When uploading, you can pass the id
parameter within the form data:
echo "This is my text" > test.txt
curl -F "file=@test.txt" -F "index=my-index" "http://127.0.0.1:8080/fscrawler/_document"
Enabling CORS¶
To enable Cross-Origin Request Sharing you will need to set enable_cors: true
under rest
in your job settings.

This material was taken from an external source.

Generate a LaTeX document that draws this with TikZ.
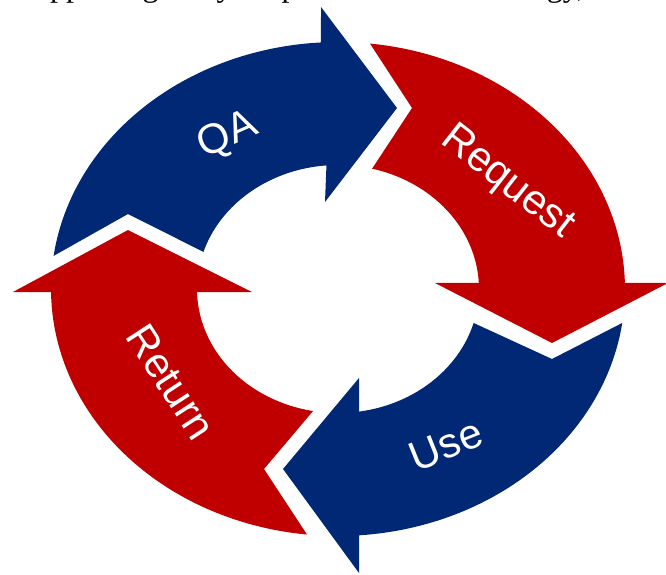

Doing so will enable the relevant access headers
on all REST service resource responses (for example /fscrawler
and /fscrawler/_document
).
You can check if CORS is enabled with:
curl -I http://127.0.0.1:8080/fscrawler/
The response header should contain Access-Control-Allow-*
parameters like:
Access-Control-Allow-Origin: *
Access-Control-Allow-Headers: origin, content-type, accept, authorization
Access-Control-Allow-Credentials: true
Access-Control-Allow-Methods: GET, POST, PUT, PATCH, DELETE, OPTIONS, HEAD
REST settings¶
Here is a list of REST service settings (under rest.
prefix)`:
Name | Default value | Documentation |
---|---|---|
rest.url |
http://127.0.0.1:8080/fscrawler |
Rest Service URL |
rest.enable_cors |
false |
Enables or disables Cross-Origin Resource Sharing globally for all resources |
Tip
Most Local FS settings (under fs.*
in the
settings file) also affect the REST service, e.g. fs.indexed_chars
.
Local FS settings that do not affect the REST service are those such
as url
, update_rate
, includes
, excludes
.
REST service is running at http://127.0.0.1:8080/fscrawler by default.
You can change it using rest
settings:
name: "test"
rest:
url: "http://192.168.0.1:8180/my_fscrawler"
It also means that if you are running more than one instance of FS crawler locally, you can (must) change the port as it will conflict.